Thomas Jefferson said the United States probably would need a revolution every twenty years. We’re long overdue. Our country has been taken over by bureaucrats and special interest groups who have gird-locked government operations in their favor, the former to have lifetime job security and the latter to soak up the gravy. Both have an interest in maintaining the status quo; progress is an anathema to them.

Somewhere in the back of my brain is the notion of the rule of mayhem. It was, as I recall, a catchall law to cover behavior that wasn’t otherwise defined or which didn’t elicit a harsh enough punishment. Methinks we need a political mayhem law, one which punishes in draconian fashion those elected, appointed, and hired government types who act against the public interest.

I’m thinking not only of the corrupt pols, those who put money in their own pockets or in the pockets of friends, but also the doctrinaire judges who follow the letter of the law when doing so violates the purpose, and of the idiot bureaucrats who apply rules that defy common sense and decency. The news is rife with such stories and we never hear that anyone but the public suffers. No one is fired, they’re rarely even reprimanded, and they should be jailed.

Especially when it comes to elections.

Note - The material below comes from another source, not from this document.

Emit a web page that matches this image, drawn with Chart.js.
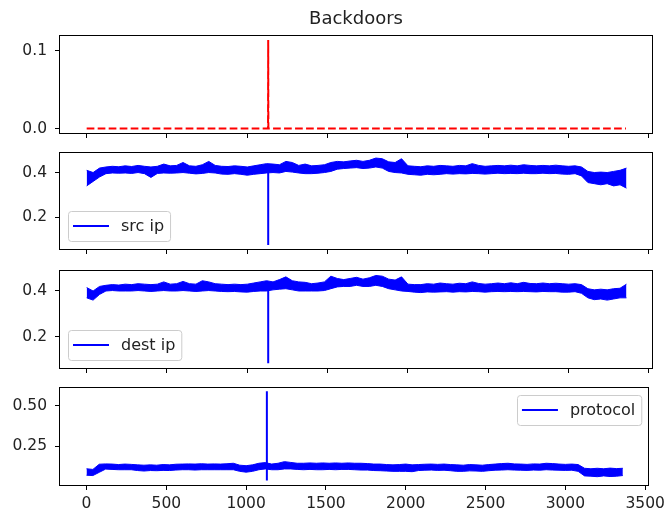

I’m thinking of the judge in San Diego who ruled invalid the ballots of the people who wrote in the name of mayoral candidate Donna Frye but who didn’t blacken the oval that denoted that they were writing in a name. He said it was the law. It may have been, but when you deny people their vote, as was so clearly their intention, it’s as wrong as wrong can be. Heat the tar, pluck the chickens.

And for Katherine Harris, the Florida elections commissioner in 2000, who prevented tens of thousands of likely Democrats from voting and who invalidated thousands of more for hanging chads when their choice was clear. She should have been charged with treason.

As should be Kenneth Blackwell, the Ohio Secretary of State, who blatantly blocked thousands of Buckeye voters from registering and discouraged tens of thousands of others from casting their ballots by supplying too few voting machines, causing lines four hours long.

Accountability seems to be an anathema in our society, at least as it is applied to the people who hold power. They cause mayhem and should be punished appropriately.

And that’s SetonnoteS...I’m Tony Seton.